The caregiving and supporter role often arises out of crisis. A loved one becomes disabled, or worse, unexpectedly passes away. It’s natural for family members and friends to want to help, but it’s also important to consider the legal obligations underpinning these roles.
Fiduciary roles often arise out of legal documents and relationships such as a trustee or executor under a Will; the parent-child relationship; spouses; and business partnerships. But did you know that a fiduciary role can arise out of an informal relationship as well? These informal relationships, or “confidential” relationships can occur by simply undertaking to act on behalf of another person. This is especially true in relationships where one person is more vulnerable due to disability, and is relying on the other person to assist, or act on their behalf.
Consider, for example, an aging parent who is starting to have failing health and memory problems. They may begin looking to their adult child to assist them with making certain life decisions or engaging in every day transactions. They may need them to start accompanying them to doctors’ appointments and be their “surrogate” when interacting with third parties concerning billing matters or scheduling. In such a situation, there is no doubt that the adult child who engages to assist this parent has become a “fiduciary”. Even an informal fiduciary such as this has legal responsibilities, and correspondingly, personal liability if they fail.
The Legal Responsibility of a Fiduciary
In formal fiduciary relationships, the legal responsibilities of the fiduciary are clearly defined in the legal document under which they arose. For example, an agent acting under a valid Durable Power of Attorney need look no further than the signed document to know what is expected of them. The Texas statutory form even includes a two-page explanation of fiduciary duties and the liability of the agent for breach of those duties.
But what about the example of the adult child helping the disabled parent? What if the parent did not have any formal estate planning documents in place before they became ill? As it turns out, they owe similar fiduciary duties to the aging parent just as a legally appointed agent under a valid legal document. These general duties include: (1) duty of loyalty and utmost good faith; (2) duty of candor (being open and honest); (3) duty to refrain from self-dealing; (4) duty to act with integrity; (5) duty of fair, honest dealing; and (6) duty of full disclosure (being transparent in decision-making). With duties like this, the informal fiduciary may want to consider how to make the relationship more formal to insure their acts are protected.
How to Legalize an Informal Fiduciary Relationship
Informal relationships can be formalized through proper legal planning. This can include making estate planning documents such as power of attorney documents where the individual appoints a legal “agent” to act on their behalf. However, such documents are dependent on the individual having the mental capacity to understand what these documents mean. But what if the individual is disabled and has lost this capacity?
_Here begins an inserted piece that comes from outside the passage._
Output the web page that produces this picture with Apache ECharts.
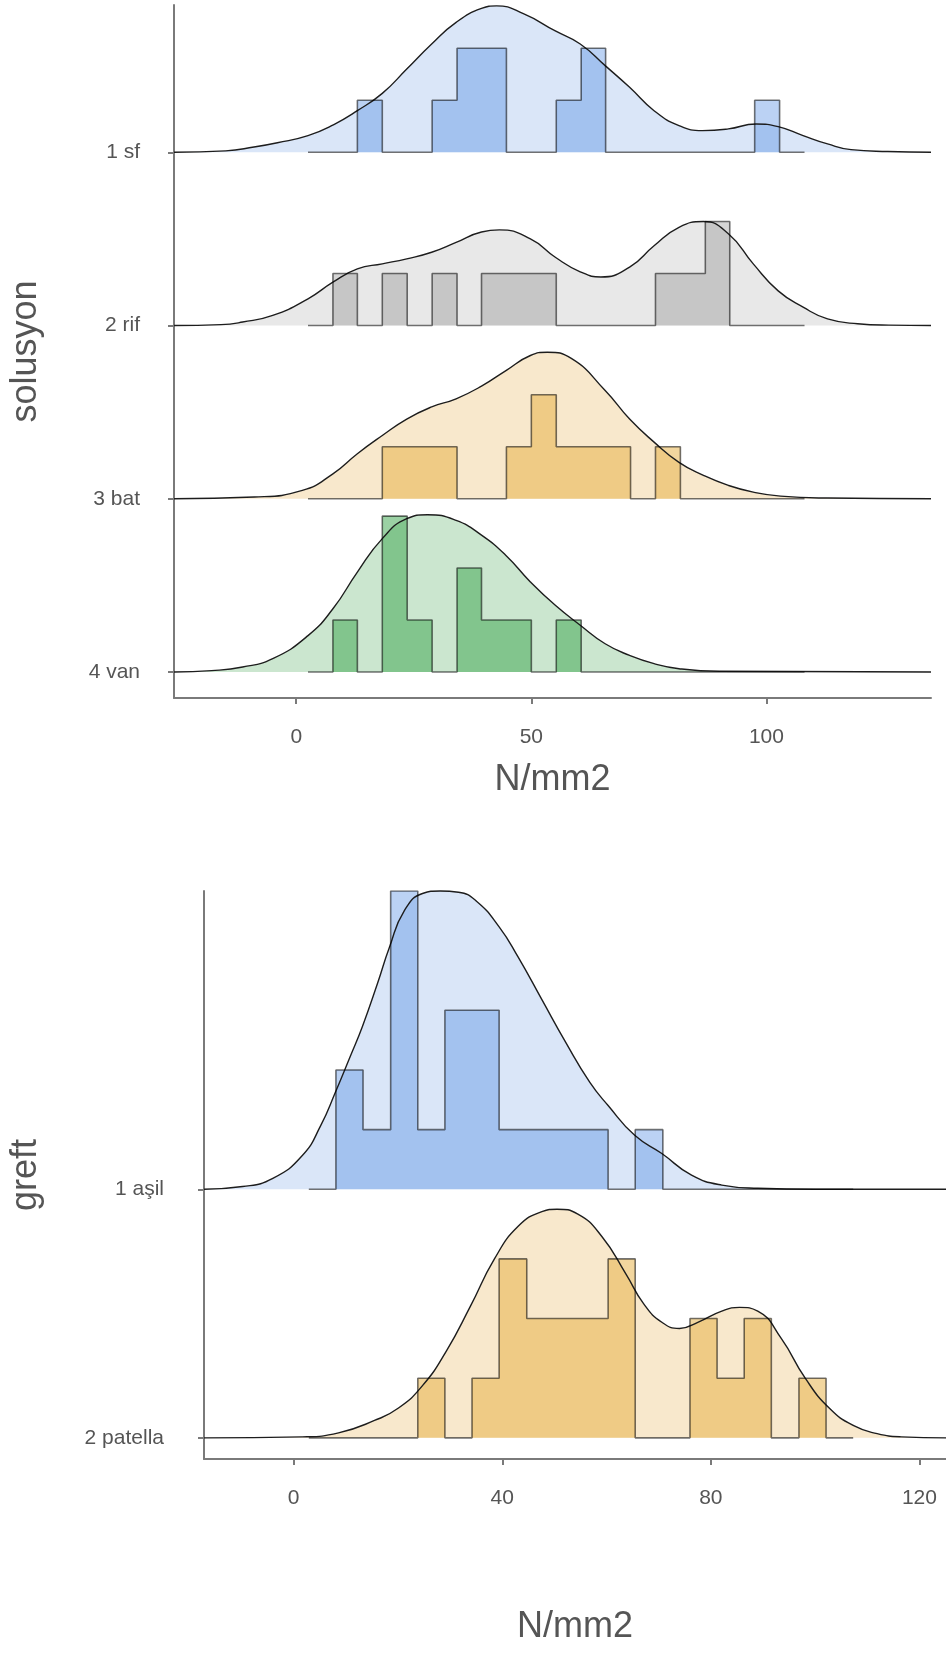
<!DOCTYPE html>
<html>
<head>
<meta charset="utf-8">
<script src="https://cdn.jsdelivr.net/npm/echarts@6/dist/echarts.min.js"></script>
<style>
  html, body { margin: 0; padding: 0; background: #fff; }
  #chart { width: 946px; height: 1657px; }
</style>
</head>
<body>
<div id="chart"></div>
<script>
// tick labels
var xTicksTop = [0, 50, 100];
var xTicksBottom = [0, 40, 80, 120];
var solusyonNames = ['1 sf', '2 rif', '3 bat', '4 van'];
var greftNames = ['1 aşil', '2 patella'];

// histogram bin edges (N/mm2)
var edgesTop = [2.5, 7.8, 13.0, 18.3, 23.6, 28.9, 34.2, 39.4, 44.7, 50.0, 55.3,
  60.6, 65.8, 71.1, 76.4, 81.7, 87.0, 92.2, 97.5, 102.8, 108.1];
var edgesBottom = [2.9, 8.1, 13.3, 18.6, 23.8, 29.0, 34.2, 39.4, 44.7, 49.9, 55.1,
  60.3, 65.5, 70.8, 76.0, 81.2, 86.4, 91.6, 96.9, 102.1, 107.3];

// histogram counts per bin
var sfCounts = [0,0,1,0,0,1,2,2,0,0,1,2,0,0,0,0,0,0,1,0];
var rifCounts = [0,1,0,1,0,1,0,1,1,1,0,0,0,0,1,1,2,0,0,0];
var batCounts = [0,0,0,1,1,1,0,0,1,2,1,1,1,0,1,0,0,0,0,0];
var vanCounts = [0,1,0,3,1,0,2,1,1,0,1,0,0,0,0,0,0,0,0,0];
var asilCounts = [0,2,1,5,1,3,3,1,1,1,1,0,1,0,0,0,0,0,0,0];
var patellaCounts = [0,0,0,0,1,0,1,3,2,2,2,3,0,0,2,1,2,0,1,0];

// density curves: x and height (in ridge spacings)
var sfDensX = [-26,-15,-9,-4,2.5,8,13,18.3,23.5,28.8,34,39.4,42.6,48.3,55.1,60.4,65.7,70.9,76.1,81.4,86.4,91.9,97.8,102.5,107.8,113,118,125.8,135];
var sfDensH = [0,0.008,0.03,0.055,0.096,0.16,0.24,0.34,0.48,0.625,0.75,0.83,0.845,0.80,0.70,0.625,0.50,0.375,0.24,0.154,0.125,0.135,0.163,0.148,0.096,0.048,0.015,0.004,0];
var rifDensX = [-26,-16,-11.4,-5,2.5,7.8,13,18.3,23.5,28.8,34,39.4,43.2,49.8,55.1,60.4,64.8,70.9,76.1,81.4,86.6,91.9,97.2,102.5,107.8,113,119.4,126,135];
var rifDensH = [0,0.005,0.02,0.058,0.154,0.25,0.327,0.356,0.385,0.423,0.48,0.54,0.552,0.50,0.394,0.31,0.28,0.337,0.46,0.567,0.60,0.53,0.356,0.20,0.106,0.038,0.01,0.002,0];
var batDensX = [-26,-8.9,1.3,7.8,13,18.3,23.5,28.8,34,39.4,44.6,49.8,53.4,58.5,65.7,70.9,76.1,81.4,86.6,91.9,97.2,103,113,135];
var batDensH = [0,0.01,0.048,0.144,0.26,0.365,0.46,0.53,0.577,0.65,0.74,0.827,0.846,0.81,0.625,0.46,0.327,0.21,0.135,0.077,0.038,0.015,0.004,0];
var vanDensX = [-26,-18,-11.4,-5,2.5,7.8,13,18.3,23.5,27.9,34,39.4,44.6,49.8,55.1,60.4,65.7,70.9,76.1,81.4,90,135];
var vanDensH = [0,0.008,0.029,0.077,0.21,0.365,0.577,0.77,0.885,0.908,0.875,0.79,0.673,0.52,0.385,0.27,0.163,0.096,0.048,0.019,0.004,0];
var asilDensX = [-17.2,-9.8,-4,1.7,5.2,8.0,10.9,13.2,16.1,18.4,21.2,24.7,28.1,31.6,35,39.4,43,47.6,52.2,56.8,60.3,65.4,70.6,76.3,82.1,89,100,125.1];
var asilDensH = [0,0.011,0.044,0.137,0.257,0.39,0.537,0.656,0.83,0.976,1.12,1.19,1.20,1.195,1.16,1.056,0.936,0.763,0.59,0.43,0.337,0.217,0.144,0.057,0.017,0.004,0,0];
var patellaDensX = [-17.2,1.7,8.6,15.5,20.1,24.7,29.3,33.9,38.5,43,47.6,50.5,54.5,59.1,63.7,67.1,70.6,74,77.5,82.1,85.5,89,93.5,98.1,102.7,107.3,111.9,116.5,125.1];
var patellaDensH = [0,0.004,0.02,0.07,0.12,0.21,0.35,0.53,0.72,0.85,0.91,0.92,0.90,0.81,0.66,0.54,0.465,0.44,0.465,0.51,0.525,0.51,0.40,0.24,0.12,0.05,0.017,0.004,0];

var densLine = '#1d1d1d';
var histLine = 'rgba(0,0,0,0.55)';
var axisColor = '#7a7a7a';
var textColor = '#555';
var font = 'Liberation Sans';

function ridge(xi, base, edges, counts, perCount, densX, densH, fill, histFill) {
  var dens = densX.map(function (x, k) { return [x, base + densH[k]]; });
  var hist = edges.map(function (e, k) {
    return [e, base + counts[Math.min(k, counts.length - 1)] * perCount];
  });
  return [{
    type: 'line', xAxisIndex: xi, yAxisIndex: xi,
    data: dens, smooth: 0.5, symbol: 'none', clip: false,
    lineStyle: { color: densLine, width: 1.4 },
    areaStyle: { color: fill, opacity: 1, origin: base }
  }, {
    type: 'line', xAxisIndex: xi, yAxisIndex: xi,
    data: hist, step: 'end', symbol: 'none',
    lineStyle: { color: histLine, width: 1.6 },
    areaStyle: { color: histFill, opacity: 1, origin: base }
  }];
}

function xAxis(gi, min, max, ticks, gap) {
  return {
    type: 'value', gridIndex: gi, min: min, max: max,
    name: 'N/mm2', nameLocation: 'middle', nameGap: gap,
    nameTextStyle: { fontSize: 36, color: textColor, fontFamily: font },
    splitLine: { show: false },
    axisLine: { onZero: false, lineStyle: { color: axisColor, width: 2 } },
    axisTick: { customValues: ticks, length: 6, lineStyle: { color: axisColor, width: 2 } },
    axisLabel: { customValues: ticks, margin: 29, fontSize: 21, color: textColor, fontFamily: font }
  };
}

function yAxis(gi, min, max, names, axisName, gap, labelMargin) {
  var vals = names.map(function (n, i) { return names.length - 1 - i; });
  return {
    type: 'value', gridIndex: gi, min: min, max: max,
    name: axisName, nameLocation: 'middle', nameGap: gap,
    nameTextStyle: { fontSize: 36, color: textColor, fontFamily: font },
    splitLine: { show: false },
    axisLine: { onZero: false, lineStyle: { color: axisColor, width: 2 } },
    axisTick: { customValues: vals, length: 6, lineStyle: { color: axisColor, width: 2 } },
    axisLabel: {
      customValues: vals, margin: labelMargin, fontSize: 21, color: textColor, fontFamily: font,
      formatter: function (v) { return names[names.length - 1 - Math.round(v)]; }
    }
  };
}

var topScale = 0.3, bottomScale = 0.24;
var series = [].concat(
  ridge(0, 3, edgesTop, sfCounts, topScale, sfDensX, sfDensH, '#dae6f8', 'rgba(61,125,224,0.35)'),
  ridge(0, 2, edgesTop, rifCounts, topScale, rifDensX, rifDensH, '#e8e8e8', 'rgba(140,140,140,0.37)'),
  ridge(0, 1, edgesTop, batCounts, topScale, batDensX, batDensH, '#f8e8cc', 'rgba(230,173,62,0.5)'),
  ridge(0, 0, edgesTop, vanCounts, topScale, vanDensX, vanDensH, '#cbe6cf', 'rgba(63,166,80,0.52)'),
  ridge(1, 1, edgesBottom, asilCounts, bottomScale, asilDensX, asilDensH, '#dae6f8', 'rgba(61,125,224,0.35)'),
  ridge(1, 0, edgesBottom, patellaCounts, bottomScale, patellaDensX, patellaDensH, '#f8e8cc', 'rgba(230,173,62,0.5)')
);

var option = {
  animation: false,
  backgroundColor: '#fff',
  grid: [
    { left: 173, right: 15, top: 5, bottom: 959 },
    { left: 201, right: 0, top: 891, bottom: 198 }
  ],
  xAxis: [xAxis(0, -26, 135, xTicksTop, 64), xAxis(1, -17.2, 125.1, xTicksBottom, 150)],
  yAxis: [
    yAxis(0, -0.15, 3.85, solusyonNames, 'solusyon', 130, 34),
    yAxis(1, -0.085, 2.2, greftNames, 'greft', 160, 40)
  ],
  series: series
};

echarts.init(document.getElementById('chart')).setOption(option);
</script>
</body>
</html>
In cases where the disabled individual lacks mental capacity to create legal documents, a legal proceeding called a guardianship, may be necessary. In a guardianship, a court can appoint someone to act on behalf of the disabled individual for healthcare and residential decisions as well as financial decisions. These are one-time legal proceedings that offer the fiduciary better legal protection as they instill the guardian with full legal authority to act on behalf of the disabled individual. Guardianships are also supervised by the court, creating accountability as it concerns the fiduciary duties owed to the disabled individual.
Whether a fiduciary role has arisen out of a relationship is very fact specific. Before undertaking to act on behalf of another, it’s important to be advised as to the legal role and responsibility, and potential personal liability.